# Recorded data:
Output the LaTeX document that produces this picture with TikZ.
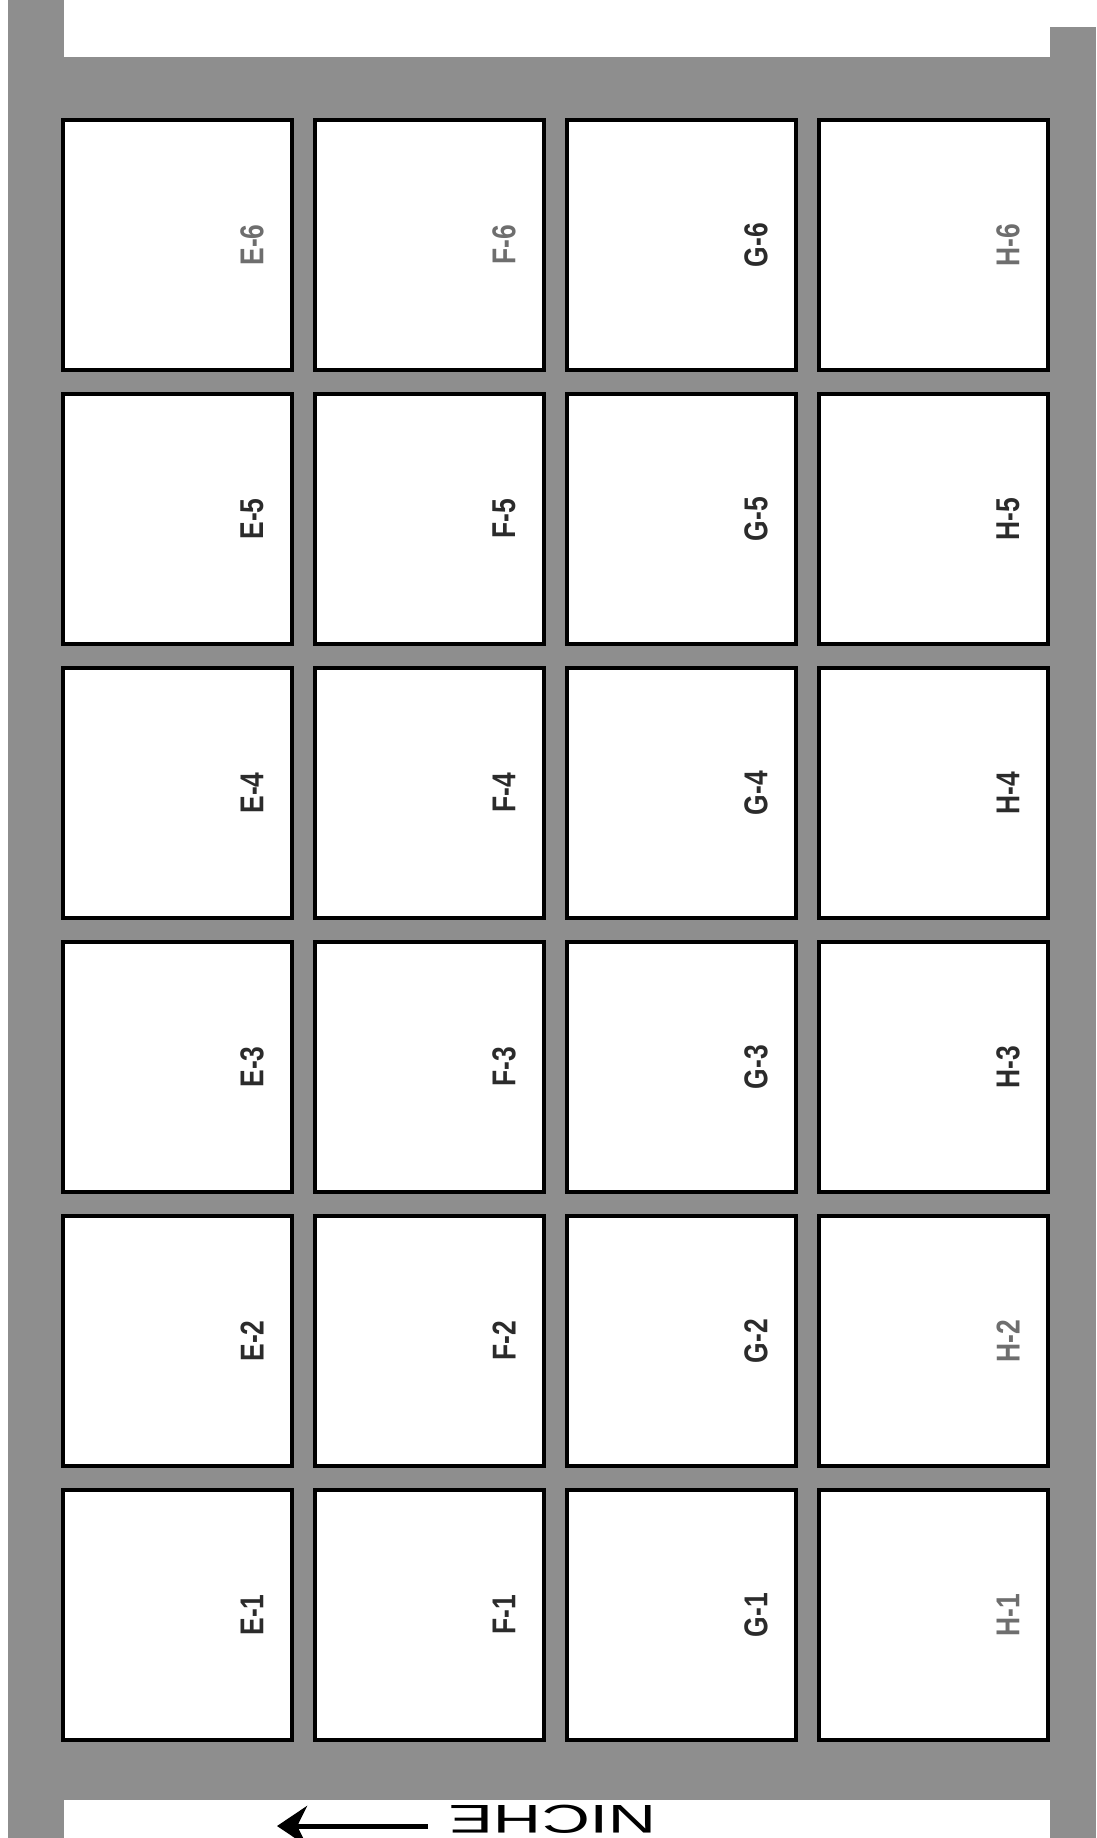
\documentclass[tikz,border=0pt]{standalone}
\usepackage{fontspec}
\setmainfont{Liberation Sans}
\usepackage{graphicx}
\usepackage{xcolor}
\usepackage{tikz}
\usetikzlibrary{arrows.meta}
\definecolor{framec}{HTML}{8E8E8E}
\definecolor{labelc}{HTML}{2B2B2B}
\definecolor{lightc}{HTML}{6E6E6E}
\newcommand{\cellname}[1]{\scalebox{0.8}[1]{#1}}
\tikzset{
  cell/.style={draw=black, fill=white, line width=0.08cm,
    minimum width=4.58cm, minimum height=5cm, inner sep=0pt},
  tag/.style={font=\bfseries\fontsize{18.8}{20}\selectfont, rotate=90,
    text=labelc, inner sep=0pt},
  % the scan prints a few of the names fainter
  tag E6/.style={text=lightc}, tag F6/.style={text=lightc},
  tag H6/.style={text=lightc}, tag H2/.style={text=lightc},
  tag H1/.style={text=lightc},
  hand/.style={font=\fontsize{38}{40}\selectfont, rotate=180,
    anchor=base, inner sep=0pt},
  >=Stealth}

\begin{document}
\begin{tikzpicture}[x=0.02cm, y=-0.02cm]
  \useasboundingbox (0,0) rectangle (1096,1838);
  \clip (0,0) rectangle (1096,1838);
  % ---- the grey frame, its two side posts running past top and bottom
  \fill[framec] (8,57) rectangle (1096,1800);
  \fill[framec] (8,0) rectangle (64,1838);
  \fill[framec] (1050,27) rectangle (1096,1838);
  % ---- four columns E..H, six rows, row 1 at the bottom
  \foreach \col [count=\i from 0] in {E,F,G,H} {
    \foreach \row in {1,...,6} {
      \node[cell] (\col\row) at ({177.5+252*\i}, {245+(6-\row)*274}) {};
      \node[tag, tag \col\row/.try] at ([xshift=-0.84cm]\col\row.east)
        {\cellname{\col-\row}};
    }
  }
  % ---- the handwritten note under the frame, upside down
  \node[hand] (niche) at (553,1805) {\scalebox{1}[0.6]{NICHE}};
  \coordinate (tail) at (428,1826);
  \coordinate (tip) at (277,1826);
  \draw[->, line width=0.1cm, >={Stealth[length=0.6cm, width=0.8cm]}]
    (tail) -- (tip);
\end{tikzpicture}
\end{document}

# Challenge:
Without the pictures, output the full listing exactly as it stands.

# Exercise solution:
Output the LaTeX document that produces this picture with TikZ.
\documentclass[tikz,border=0pt]{standalone}
\usepackage{fontspec}
\setmainfont{Liberation Sans}
\usepackage{graphicx}
\usepackage{xcolor}
\usepackage{tikz}
\usetikzlibrary{arrows.meta}
\definecolor{framec}{HTML}{8E8E8E}
\definecolor{labelc}{HTML}{2B2B2B}
\definecolor{lightc}{HTML}{6E6E6E}
\newcommand{\cellname}[1]{\scalebox{0.8}[1]{#1}}
\tikzset{
  cell/.style={draw=black, fill=white, line width=0.08cm,
    minimum width=4.58cm, minimum height=5cm, inner sep=0pt},
  tag/.style={font=\bfseries\fontsize{18.8}{20}\selectfont, rotate=90,
    text=labelc, inner sep=0pt},
  % the scan prints a few of the names fainter
  tag E6/.style={text=lightc}, tag F6/.style={text=lightc},
  tag H6/.style={text=lightc}, tag H2/.style={text=lightc},
  tag H1/.style={text=lightc},
  hand/.style={font=\fontsize{38}{40}\selectfont, rotate=180,
    anchor=base, inner sep=0pt},
  >=Stealth}

\begin{document}
\begin{tikzpicture}[x=0.02cm, y=-0.02cm]
  \useasboundingbox (0,0) rectangle (1096,1838);
  \clip (0,0) rectangle (1096,1838);
  % ---- the grey frame, its two side posts running past top and bottom
  \fill[framec] (8,57) rectangle (1096,1800);
  \fill[framec] (8,0) rectangle (64,1838);
  \fill[framec] (1050,27) rectangle (1096,1838);
  % ---- four columns E..H, six rows, row 1 at the bottom
  \foreach \col [count=\i from 0] in {E,F,G,H} {
    \foreach \row in {1,...,6} {
      \node[cell] (\col\row) at ({177.5+252*\i}, {245+(6-\row)*274}) {};
      \node[tag, tag \col\row/.try] at ([xshift=-0.84cm]\col\row.east)
        {\cellname{\col-\row}};
    }
  }
  % ---- the handwritten note under the frame, upside down
  \node[hand] (niche) at (553,1805) {\scalebox{1}[0.6]{NICHE}};
  \coordinate (tail) at (428,1826);
  \coordinate (tip) at (277,1826);
  \draw[->, line width=0.1cm, >={Stealth[length=0.6cm, width=0.8cm]}]
    (tail) -- (tip);
\end{tikzpicture}
\end{document}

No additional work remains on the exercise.